Given a time, calculate the angle between the hour and minute hands I cannot understand the solution to the following programming problem. I will be very thankful for you help!
Given a time, calculate the angle between the hour and minute hands
Solution:
• Angle between the minute hand and 12 o'clock: 360 * m / 60
• Angle between the hour hand and 12 o'clock:
360 * (h % 12) / 12 + 360 * (m / 60) * (1 / 12)
• Angle between hour and minute:
(hour angle - minute angle) % 360
This reduces to
(30h - 5.5m)%360
 A: After $x$ hours of time, the hour hand travels $x / 12$ rotations around the clock. So after $x$ minutes, it travels $x / (60 \cdot 12) = x / 720$.
After $x$ minutes of time, the minute hand travels $x / 60$ rotations around the clock.
At 12:00, both the hour and the minute hand are at position $0$.
Given a time hh:mm, first figure out how many minutes it has been since 12:00. This will be $60$ times the number of hours hh, plus the number of minutes mm. Set this value as $x$.
Then you get that the minute hand has traveled $x / 60$ rotations, and the hour hand has traveled $x / 720$ rotations. Subtracting the two, the angle between them is $(x / 60) - (x / 720) = 11 x / 720$ rotations.
Next, convert this number of rotations to degrees by multiplying by $360$; you get $11x / 2$ degrees.

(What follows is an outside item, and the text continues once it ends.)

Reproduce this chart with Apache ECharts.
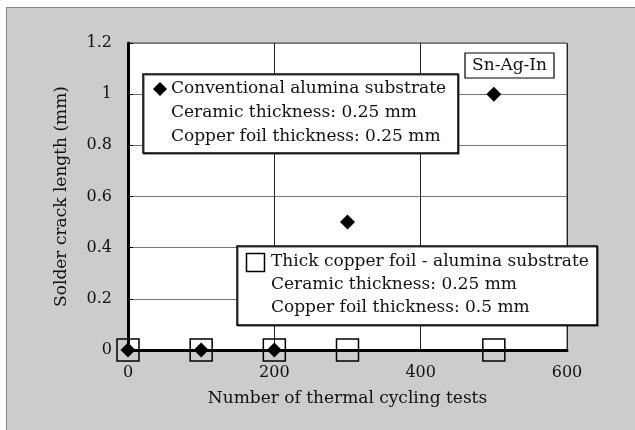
<!DOCTYPE html>
<html>
<head>
<meta charset="utf-8">
<script src="https://cdn.jsdelivr.net/npm/echarts@6/dist/echarts.min.js"></script>
<style>
  html, body { margin: 0; padding: 0; background: #fff; }
  #wrap { position: relative; width: 635px; height: 430px; overflow: hidden; }
  #frame { position: absolute; left: 6px; top: 7px; width: 700px; height: 500px; background: #cccccc; border-left: 1px solid #888; border-top: 1px solid #888; }
  #chart { position: absolute; left: 0; top: 0; width: 635px; height: 430px; }
</style>
</head>
<body>
<div id="wrap">
  <div id="frame"></div>
  <div id="chart"></div>
</div>
<script>
// cycles vs crack length
const cyclesConv = [0, 100, 200, 300, 500];
const crackConv = [0, 0, 0, 0.5, 1.0];
const cyclesThick = [0, 100, 200, 300, 500];
const crackThick = [0, 0, 0, 0, 0];

const convLines = ["Conventional alumina substrate", "Ceramic thickness: 0.25 mm", "Copper foil thickness: 0.25 mm"];
const thickLines = ["Thick copper foil - alumina substrate", "Ceramic thickness: 0.25 mm", "Copper foil thickness: 0.5 mm"];
const alloyLabel = "Sn-Ag-In";

const font = "DejaVu Serif";
const textSize = 17;
const tickSize = 16;

const chart = echarts.init(document.getElementById("chart"));

const option = {
  animation: false,
  backgroundColor: "transparent",
  grid: {
    left: 128,
    top: 43,
    right: 68,
    bottom: 80,
    show: true,
    backgroundColor: "#fff",
    borderColor: "#444",
    borderWidth: 1,
  },
  xAxis: {
    type: "value",
    min: 0,
    max: 600,
    interval: 200,
    name: "Number of thermal cycling tests",
    nameLocation: "middle",
    nameGap: 40,
    nameTextStyle: { fontFamily: font, fontSize: textSize, color: "#111" },
    axisLine: { lineStyle: { color: "#000", width: 3 } },
    axisTick: { show: false },
    axisLabel: { fontFamily: font, fontSize: tickSize, color: "#111", margin: 15 },
    splitLine: { lineStyle: { color: "#222", width: 1 } },
  },
  yAxis: {
    type: "value",
    min: 0,
    max: 1.2,
    interval: 0.2,
    name: "Solder crack length (mm)",
    nameLocation: "middle",
    nameGap: 58,
    nameTextStyle: { fontFamily: font, fontSize: textSize, color: "#111" },
    axisLine: { lineStyle: { color: "#000", width: 3 } },
    axisTick: { show: true, inside: true, length: 5, lineStyle: { color: "#000" } },
    axisLabel: { fontFamily: font, fontSize: tickSize, color: "#111", margin: 16 },
    splitLine: { lineStyle: { color: "#777", width: 1 } },
  },
  series: [
    {
      name: thickLines[0],
      type: "scatter",
      clip: false,
      symbol: "rect",
      symbolSize: 22,
      itemStyle: { color: "rgba(0,0,0,0)", borderColor: "#000", borderWidth: 1.5, opacity: 1 },
      data: cyclesThick.map((x, i) => [x, crackThick[i]]),
      z: 3,
    },
    {
      name: convLines[0],
      type: "scatter",
      clip: false,
      symbol: "diamond",
      symbolSize: 15,
      itemStyle: { color: "#000", opacity: 1 },
      data: cyclesConv.map((x, i) => [x, crackConv[i]]),
      z: 4,
    },
  ],
  graphic: [
    // legend box 1
    {
      type: "rect",
      shape: { x: 143, y: 74, width: 315, height: 79 },
      style: { fill: "#fff", stroke: "#000", lineWidth: 1.5, shadowColor: "rgba(0,0,0,0.5)", shadowOffsetX: 1, shadowOffsetY: 1 },
      z: 10,
    },
    {
      type: "polygon",
      shape: { points: [[160, 82], [167, 89], [160, 96], [153, 89]] },
      style: { fill: "#000" },
      z: 11,
    },
    {
      type: "text",
      x: 171, y: 77,
      style: { text: convLines.join("\n"), fontFamily: font, fontSize: textSize, lineHeight: 24, fill: "#111", verticalAlign: "top" },
      z: 11,
    },
    // legend box 2
    {
      type: "rect",
      shape: { x: 237, y: 246, width: 360, height: 79 },
      style: { fill: "#fff", stroke: "#000", lineWidth: 1.5, shadowColor: "rgba(0,0,0,0.5)", shadowOffsetX: 1, shadowOffsetY: 1 },
      z: 10,
    },
    {
      type: "rect",
      shape: { x: 246.5, y: 253.5, width: 18, height: 18 },
      style: { fill: "#fff", stroke: "#000", lineWidth: 1.5 },
      z: 11,
    },
    {
      type: "text",
      x: 271, y: 250,
      style: { text: thickLines.join("\n"), fontFamily: font, fontSize: textSize, lineHeight: 23, fill: "#111", verticalAlign: "top" },
      z: 11,
    },
    // alloy label
    {
      type: "rect",
      shape: { x: 465, y: 53, width: 89, height: 25 },
      style: { fill: "#fff", stroke: "#000", lineWidth: 1.2 },
      z: 10,
    },
    {
      type: "text",
      x: 509.5, y: 65.5,
      style: { text: alloyLabel, fontFamily: font, fontSize: textSize, fill: "#111", align: "center", verticalAlign: "middle" },
      z: 11,
    },
  ],
};

chart.setOption(option);
</script>
</body>
</html>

However, you need to reduce this mod $360$, so that the angle you get is between $180$ and $-180$.
Finally, if it's negative, return the absolute value of the result.
A: Angle between the minute hand and 12 o'clock:
$m/60$ is the percentage of the clock circle. E.g if we have $15$ minutes on the clock then $15/60$ is the percentage of the circle that the minute hand passed.

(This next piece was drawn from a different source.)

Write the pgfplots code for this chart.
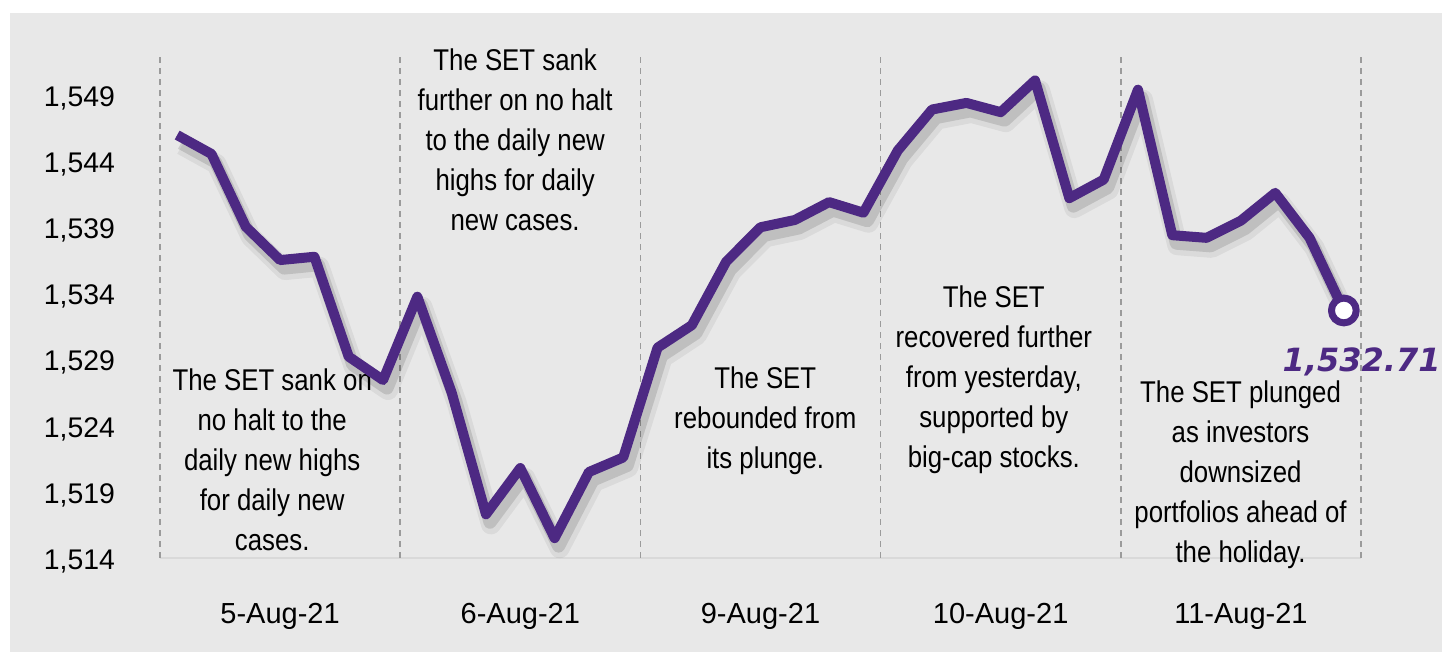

$360 * m/60$ simply means what percentage of 360 degrees (e.g actual degree) minute hand passed.
Angle between the hour hand and 12 o'clock:
Same logic applies here: 
in $(h \mod 12)$ - we handle military time
$(h \mod 12)/12$ is the percentage of the clock circle
$360 * (h \mod 12)/12$ is percentage of 360 degrees (e.g actual degree) hour hand passed.
Angle between hour and minute hand:
Well, here is simple:
You have one degree and another degree
e.g $0$ degree hour hand and $270$ degree minute hand
then you take absolute value of their difference e.g $-270 = 270$
angle = abs(hours_degree - minutes_degree)

and then you take  Math.min(angle, 360 - angle) because maximum angle is 180. I am not sure what programming language you are using, but you got the point.